Shakshuka (North African–Style Poached Eggs in Spicy Tomato Sauce)

Shakshuka

Shakshuka (North African–Style Poached Eggs in Spicy Tomato Sauce) Recipe

Vegetarian shakshuka is a one-pan egg and tomato dish perfect for breakfast, lunch, or dinner.

Though it’s North African in origin, these days shakshuka is popular throughout the Middle East (particularly in Israel, where it may as well be one of the national dishes) and in hip neighborhood diners all over the coastal US. Given its versatility, it’s easy to see why. It’s quick; it’s simple; it’s easy to scale up or down; and it works for breakfast, brunch, lunch, dinner, or a midnight snack.

WHY IT WORKS

Charring the peppers and onions gives them another dimension of flavor.
Whole canned tomatoes have better flavor than diced and are more consistent year-round than fresh ones.
Spooning the tomato mixture over the egg whites helps them set faster, allowing you to leave the yolks runnier.

WHERE IS SHAKSHUKA FROM?

There are versions of shakshuka all across North Africa- Morocco, Tunisia, Algeria, and Egypt. Isreal has a version too brought there by Tunisian Jews. Each version is slightly different utilizing different spices and herbs- but in general, it is a tomato-based stew topped with eggs and baked.

HOW TO SERVE SHAKSHUKA TO A CROWD?

Shakshuka is a great recipe for entertaining because you can easily make the flavorful stew ahead, doubling or tripling. When ready to serve, heat it up and place it in a large baking dish. In our catering business, we used hotel pans. Add the eggs to the hot stew, and finish cooking it in a hot oven. How easy is that?
Shakshuka can be made in one large, dutch oven, a cast-iron skillet, or in even individual mini skillets!

Shakshuka (North African–Style Poached Eggs in Spicy Tomato Sauce)

Shakshuka -A flavorful North African baked egg dish with sautéed peppers, tomatoes and spices, topped with eggs and herbs.

  • Deep 10-inch skillet with matching lid, or 3-quart straight-sided lidded sauté pan
  • 3 tablespoons (45ml) extra-virgin olive oil, plus more for drizzling
  • 1 medium onion, thinly sliced
  • 1 large red pepper (bell pepper for milder heat, or a hotter variety, such as red horned pepper, depending on your heat preference), stems, seeds, and ribs removed, thinly sliced
  • 1 fresh small hot chile (such as jalapeño, serrano, or Fresno), stems, seeds, and ribs removed, thinly sliced
  • 2 to 3 cloves garlic, thinly sliced
  • 1 1/2 tablespoons (15g) sweet Hungarian or smoked Spanish paprika
  • 2 teaspoons (8g) whole or ground cumin seed
  • 1 (28-ounce; 800g) can whole peeled tomatoes, crushed by squeezing between your fingers or with a pastry blender (see note)
  • Kosher salt and freshly ground black pepper
  • Large handful minced cilantro, parsley, or a mix
  • 6 eggs
  • Sliced oil-cured black olives, feta cheese, or artichoke hearts, for serving (all optional)
  • Crusty bread, for serving
  1. Heat olive oil in a large, deep skillet or straight-sided sauté pan over high heat until shimmering.
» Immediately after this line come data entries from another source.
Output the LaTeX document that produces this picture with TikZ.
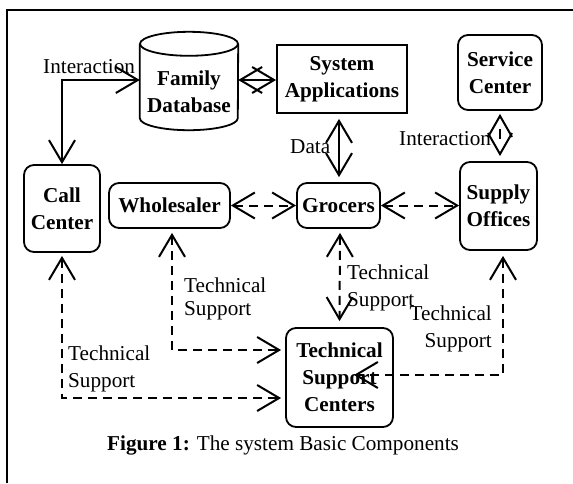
\documentclass[tikz,border=0pt]{standalone}
\usepackage{fontspec}
\setmainfont{Liberation Serif}
\usetikzlibrary{arrows.meta,calc}
\begin{document}
\begin{tikzpicture}[x=1pt,y=-1pt,
  every node/.style={font=\fontsize{21.2}{27}\selectfont, inner sep=0pt},
  unit/.style={draw, line width=1.8pt, align=center,
    font=\fontsize{21.2}{27}\selectfont\bfseries},
  squarebox/.style={unit},
  roundbox/.style={unit, rounded corners=10pt},
  barb/.tip={Straight Barb[length=22pt,width=26pt]},
  conn/.style={line width=2pt, barb-barb},
  dashconn/.style={conn, dash pattern=on 9pt off 6pt},
  note/.style={align=left, anchor=base west},
]
\useasboundingbox (0,0) rectangle (573,483);

% page frame (only its top and left edges fall inside the picture)
\draw[line width=1.6pt] (7,483) -- (7,10) -- (573,10);

% family database: a cylinder drawn round an invisible box
\node[minimum width=98pt, minimum height=98pt] (db) at (189,81) {};
\draw[line width=1.8pt]
  ([yshift=-12pt]db.north west) -- ([yshift=12pt]db.south west)
  arc[start angle=180, end angle=360, x radius=49pt, y radius=12pt]
  -- ([yshift=-12pt]db.north east);
\draw[line width=1.8pt] ([yshift=-12pt]db.north) ellipse [x radius=49pt, y radius=12pt];
\node[align=center, font=\fontsize{21.2}{27}\selectfont\bfseries] (dbtext) at (189,92) {Family\\Database};

% components
\node[squarebox, minimum width=130pt, minimum height=68pt] (sys) at (342,79) {System\\Applications};
\node[roundbox, minimum width=84pt, minimum height=75pt] (svc) at (500,72.5) {Service\\Center};
\node[roundbox, minimum width=76pt, minimum height=87pt] (call) at (62,208.5) {Call\\Center};
\node[roundbox, minimum width=121pt, minimum height=45pt] (whl) at (169.5,205.5) {Wholesaler};
\node[roundbox, minimum width=83pt, minimum height=45pt] (gro) at (338.5,205.5) {Grocers};
\node[roundbox, minimum width=77pt, minimum height=88pt] (sup) at (498.5,206) {Supply\\Offices};
\node[roundbox, minimum width=107pt, minimum height=99pt] (tsc) at (339.5,377.5) {Technical\\Support\\Centers};

% solid links
\draw[conn] (call.north) |- ([yshift=1pt]db.west);
\draw[conn] ([yshift=1pt]db.east) -- ([yshift=1pt]db.east -| sys.west);
\draw[conn] ([xshift=-3pt,yshift=-5pt]sys.south) -- ([xshift=0.5pt,yshift=5pt]gro.north);
\draw[line width=2pt, {Straight Barb[length=21pt,width=24pt]}-{Straight Barb[length=21pt,width=24pt]},
      dash pattern=on 0pt off 12pt on 10pt off 60pt]
  ([yshift=-3pt]svc.south) -- ([yshift=5pt,xshift=1.5pt]sup.north);

% dashed links
\draw[dashconn] (whl.east) -- (gro.west);
\draw[dashconn] (gro.east) -- (gro.east -| sup.west);
\draw[dashconn] ([xshift=1.5pt,yshift=-4pt]gro.south) -- ([yshift=6pt]tsc.north);
\draw[dashconn] ([xshift=2.5pt,yshift=-4pt]whl.south) |- ([xshift=-4pt,yshift=27.5pt]tsc.west);
\draw[dashconn] ([yshift=-3pt]call.south) |- ([xshift=-4pt,yshift=-20.5pt]tsc.west);
\coordinate (tscin) at ([xshift=-40pt,yshift=2.5pt]tsc.east);
\draw[dashconn] ([xshift=4.5pt,yshift=-5pt]sup.south) |- (tscin);

% link labels (a two-line label sits on the baseline of its last line)
\node[note] (l1) at (43,73) {Interaction};
\node[note] (l2) at (290,153) {Data};
\node[note] (l3) at (399,145) {Interaction};
\node[note] (l4) at (347,306) {Technical\\Support};
\node[note, font=\fontsize{21.2}{23}\selectfont] (l5) at (184,315) {Technical\\Support};
\node[note] (l6) at (68,387) {Technical\\Support};
\node[align=right, anchor=base east] (l7) at (492,347) {Technical\\Support};

% caption
\node[anchor=base west] (cap) at (107,450) {\textbf{Figure 1:} The system Basic Components};
\end{tikzpicture}
\end{document}
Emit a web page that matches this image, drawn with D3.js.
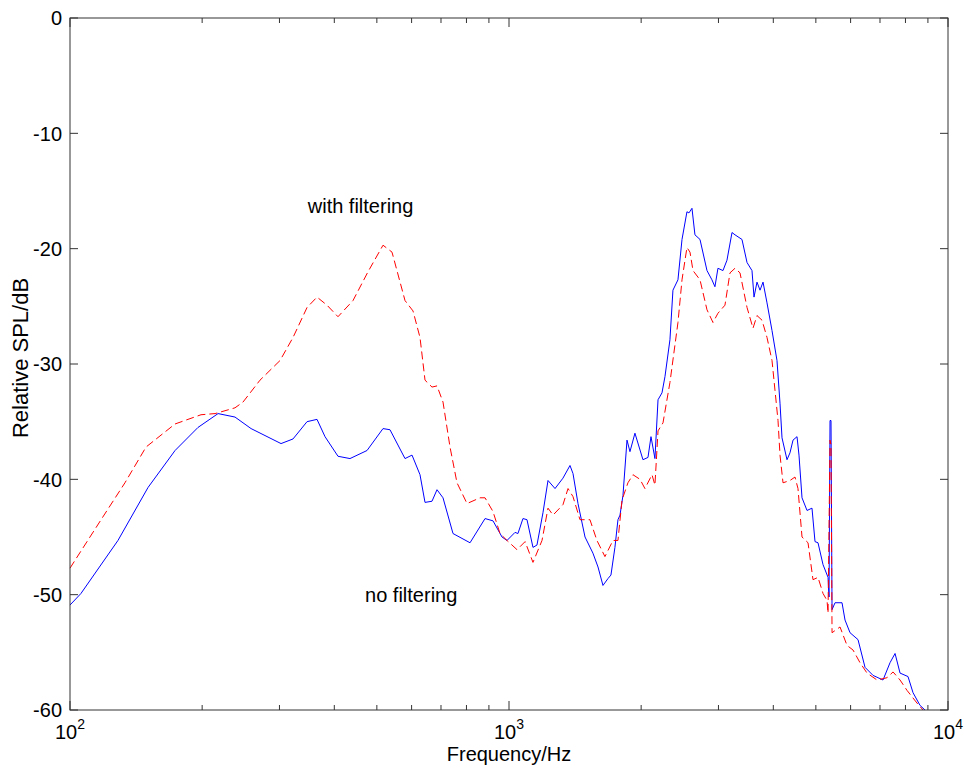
<!DOCTYPE html>
<html>
<head>
<meta charset="utf-8">
<script src="https://cdn.jsdelivr.net/npm/d3@7"></script>
<style>
  body { margin: 0; background: #fff; }
  text { font-family: "Liberation Sans", Arial, sans-serif; fill: #000; }
</style>
</head>
<body>
<div id="chart"></div>
<script>
// --- data ---
const freqNo = [100, 105.9, 128.6, 150.6, 173.5, 195.7, 217.4, 237.6, 258.5, 302.5, 322.1, 346.7, 365.3, 381.0, 407.8,
  434.3, 474.9, 516.4, 535.7, 579.6, 601.3, 627.0, 643.7, 667.7, 685.5, 707.4, 745.5, 815.1, 881.9, 919.6, 964.0,
  989.6, 1032, 1048, 1076, 1099, 1134, 1158, 1195, 1227, 1273, 1327, 1377, 1399, 1436, 1490, 1553, 1595, 1637,
  1681, 1707, 1743, 1771, 1790, 1818, 1857, 1886, 1936, 2019, 2073, 2106, 2150, 2185, 2231, 2266, 2326, 2363,
  2426, 2478, 2543, 2570, 2611, 2652, 2723, 2825, 2899, 2945, 2992, 3072, 3137, 3221, 3272, 3394, 3485, 3577,
  3615, 3672, 3731, 3790, 3870, 3973, 4078, 4143, 4187, 4298, 4366, 4436, 4530, 4577, 4650, 4774, 4900, 4978,
  5057, 5192, 5330, 5358, 5386, 5414, 5443, 5529, 5736, 5827, 5982, 6238, 6471, 6749, 7112, 7378, 7575, 7776,
  8108, 8324, 8635, 8865];
const splNo = [-50.9, -49.9, -45.3, -40.7, -37.5, -35.5, -34.3, -34.6, -35.6, -36.9, -36.5, -35.0, -34.8, -36.3, -38.0,
  -38.2, -37.5, -35.6, -35.7, -38.2, -37.9, -39.6, -42.0, -41.9, -40.9, -41.6, -44.7, -45.5, -43.4, -43.6, -45.0,
  -45.3, -44.6, -44.7, -43.4, -43.5, -45.9, -45.7, -42.9, -40.1, -40.8, -39.9, -38.8, -39.5, -42.1, -45.0, -46.4, -47.6, -49.2,
  -48.6, -48.3, -45.9, -43.5, -43.1, -41.4, -36.6, -37.6, -36.0, -38.3, -38.1, -36.3, -38.2, -33.1, -32.5, -31.1, -27.9, -23.6,
  -22.7, -19.2, -16.8, -16.9, -16.5, -18.8, -19.2, -21.9, -22.7, -23.3, -21.7, -21.9, -21.0, -18.6, -18.8, -19.2, -21.2, -21.9,
  -24.2, -22.9, -23.6, -22.9, -24.7, -27.1, -29.7, -33.4, -36.4, -38.3, -37.7, -36.6, -36.3, -37.9, -41.6, -42.7, -42.5, -45.4,
  -45.5, -47.4, -48.5, -50.2, -34.9, -34.9, -51.3, -50.7, -50.7, -52.2, -53.3, -53.9, -56.3, -57.0, -57.4, -55.9, -55.1, -56.8,
  -57.1, -58.5, -59.6, -60.0];

const freqWith = [100, 117.7, 133.4, 149.0, 173.5, 198.8, 214.0, 237.6, 247.8, 270.9, 300.9, 322.1, 346.7, 365.3, 385.0,
  407.8, 441.2, 477.4, 516.4, 541.4, 579.6, 604.4, 627.0, 643.7, 667.7, 685.5, 707.4, 733.9, 761.3, 802.4, 859.0,
  881.9, 919.6, 953.9, 989.6, 1043, 1088, 1134, 1189, 1227, 1260, 1327, 1363, 1399, 1451, 1529, 1586, 1654, 1725,
  1771, 1809, 1866, 1916, 1988, 2040, 2117, 2150, 2185, 2243, 2326, 2426, 2478, 2543, 2584, 2625, 2723, 2825,
  2915, 2992, 3104, 3187, 3272, 3359, 3485, 3596, 3672, 3770, 3870, 3973, 4036, 4100, 4143, 4209, 4366, 4482,
  4553, 4650, 4799, 4926, 5057, 5192, 5302, 5330, 5386, 5414, 5443, 5676, 5888, 6077, 6304, 6540, 6892, 7263,
  7496, 7776, 8066, 8500, 8772];
const splWith = [-47.7, -43.5, -40.3, -37.2, -35.2, -34.4, -34.3, -33.8, -33.3, -31.4, -29.7, -27.7, -25.1, -24.2, -24.9,
  -25.9, -24.5, -22.0, -19.7, -20.3, -24.5, -25.4, -27.7, -31.4, -32.0, -31.9, -33.3, -37.2, -40.3, -42.1, -41.6,
  -41.6, -42.8, -44.7, -45.3, -46.1, -45.4, -47.2, -45.3, -42.5, -43.1, -42.2, -40.8, -41.5, -43.5, -43.5, -45.3, -46.7, -45.3,
  -45.3, -41.8, -40.3, -39.6, -40.0, -40.8, -39.6, -40.5, -35.8, -35.1, -31.6, -26.4, -22.7, -19.9, -20.3, -21.9, -22.7, -25.3,
  -26.4, -25.6, -24.9, -22.1, -21.7, -22.1, -25.1, -26.9, -25.8, -26.2, -27.7, -29.7, -32.3, -34.9, -37.9, -40.3, -40.1, -39.8,
  -40.8, -45.0, -45.5, -48.7, -48.5, -49.9, -50.5, -51.6, -36.6, -37.0, -53.3, -52.8, -54.4, -54.8, -55.9, -56.8, -57.4, -57.2,
  -56.7, -57.4, -58.3, -59.4, -60.0];

const yTicks = [0, -10, -20, -30, -40, -50, -60];
const xTicks = [100, 1000, 10000];

// --- plot sizing ---
const W = 964, H = 772;
const margin = { top: 18, right: 16, bottom: 62, left: 70 };
const width = W - margin.left - margin.right;
const height = H - margin.top - margin.bottom;

const x = d3.scaleLog().domain([100, 10000]).range([0, width]);
const y = d3.scaleLinear().domain([-60, 0]).range([height, 0]);

const svg = d3.select('#chart').append('svg')
  .attr('width', W)
  .attr('height', H);

const g = svg.append('g')
  .attr('transform', `translate(${margin.left},${margin.top})`);

// minor decade ticks
const minor = x.ticks().filter(d => xTicks.indexOf(d) < 0);
const axisColor = '#333';

// x ticks (bottom + top, pointing in)
g.selectAll('.xmaj-b').data(xTicks).enter().append('line')
  .attr('x1', d => x(d)).attr('x2', d => x(d))
  .attr('y1', height).attr('y2', height - 9)
  .attr('stroke', axisColor);
g.selectAll('.xmaj-t').data(xTicks).enter().append('line')
  .attr('x1', d => x(d)).attr('x2', d => x(d))
  .attr('y1', 0).attr('y2', 9)
  .attr('stroke', axisColor);
g.selectAll('.xmin-b').data(minor).enter().append('line')
  .attr('x1', d => x(d)).attr('x2', d => x(d))
  .attr('y1', height).attr('y2', height - 5)
  .attr('stroke', axisColor);
g.selectAll('.xmin-t').data(minor).enter().append('line')
  .attr('x1', d => x(d)).attr('x2', d => x(d))
  .attr('y1', 0).attr('y2', 5)
  .attr('stroke', axisColor);

// y ticks (left + right)
g.selectAll('.yl').data(yTicks).enter().append('line')
  .attr('x1', 0).attr('x2', 8)
  .attr('y1', d => y(d)).attr('y2', d => y(d))
  .attr('stroke', axisColor);
g.selectAll('.yr').data(yTicks).enter().append('line')
  .attr('x1', width).attr('x2', width - 8)
  .attr('y1', d => y(d)).attr('y2', d => y(d))
  .attr('stroke', axisColor);

// tick labels
g.selectAll('.ylab').data(yTicks).enter().append('text')
  .attr('x', -8)
  .attr('y', d => y(d))
  .attr('dy', '0.36em')
  .attr('text-anchor', 'end')
  .style('font-size', '20px')
  .text(d => d);

const xl = g.selectAll('.xlab').data(xTicks).enter().append('text')
  .attr('x', d => x(d))
  .attr('y', height + 29)
  .attr('text-anchor', 'middle')
  .style('font-size', '20px');
xl.append('tspan').text('10');
xl.append('tspan')
  .attr('dy', -10)
  .style('font-size', '14px')
  .text(d => Math.round(Math.log10(d)));

// curves
const line = d3.line()
  .x(d => x(d[0]))
  .y(d => y(d[1]));

g.append('path')
  .datum(d3.zip(freqNo, splNo))
  .attr('fill', 'none')
  .attr('stroke', '#0000ff')
  .attr('stroke-width', 1)
  .attr('d', line);

g.append('path')
  .datum(d3.zip(freqWith, splWith))
  .attr('fill', 'none')
  .attr('stroke', '#ff0000')
  .attr('stroke-width', 1)
  .attr('stroke-dasharray', '8,4')
  .attr('d', line);

// box
g.append('rect')
  .attr('width', width)
  .attr('height', height)
  .attr('fill', 'none')
  .attr('stroke', axisColor);

// annotations
g.append('text')
  .attr('x', x(348)).attr('y', y(-16.9))
  .style('font-size', '20px')
  .text('with filtering');
g.append('text')
  .attr('x', x(470)).attr('y', y(-50.6))
  .style('font-size', '20px')
  .text('no filtering');

// axis labels
svg.append('text')
  .attr('x', margin.left + width / 2)
  .attr('y', H - 11)
  .attr('text-anchor', 'middle')
  .style('font-size', '20px')
  .text('Frequency/Hz');

svg.append('text')
  .attr('transform', `translate(28,${margin.top + height / 2 - 6}) rotate(-90)`)
  .attr('text-anchor', 'middle')
  .style('font-size', '22px')
  .text('Relative SPL/dB');
</script>
</body>
</html>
Add onion, red pepper, and chile and spread into an even layer. Cook, without moving, until vegetables on the bottom are deeply browned and beginning to char in spots, about 6 minutes. Stir and repeat. Continue to cook until vegetables are fully softened and spottily charred, about another 4 minutes. Add garlic and cook, stirring, until softened and fragrant, about 30 seconds. Add paprika and cumin and cook, stirring, until fragrant, about 30 seconds. Immediately add tomatoes and stir to combine (see note). Reduce heat to a bare simmer and simmer for 10 minutes, then season to taste with salt and pepper and stir in half of cilantro or parsley.

  2. Using a large spoon, make a well near the perimeter of the pan and break an egg directly into it. Spoon a little sauce over edges of egg white to partially submerge and contain it, leaving yolk exposed. Repeat with remaining 5 eggs, working around pan as you go. Season eggs with a little salt, cover, reduce heat to lowest setting, and cook until egg whites are barely set and yolks are still runny, 5 to 8 minutes.

  3. Sprinkle with remaining cilantro or parsley, along with any of the optional toppings. Serve immediately with crusty bread.

To crush the tomatoes, transfer them to a large bowl and squeeze through your fingers to create a chunky purée. Alternatively, leave whole, add to the pan, and use a pastry blender to cut the tomatoes directly in the pan.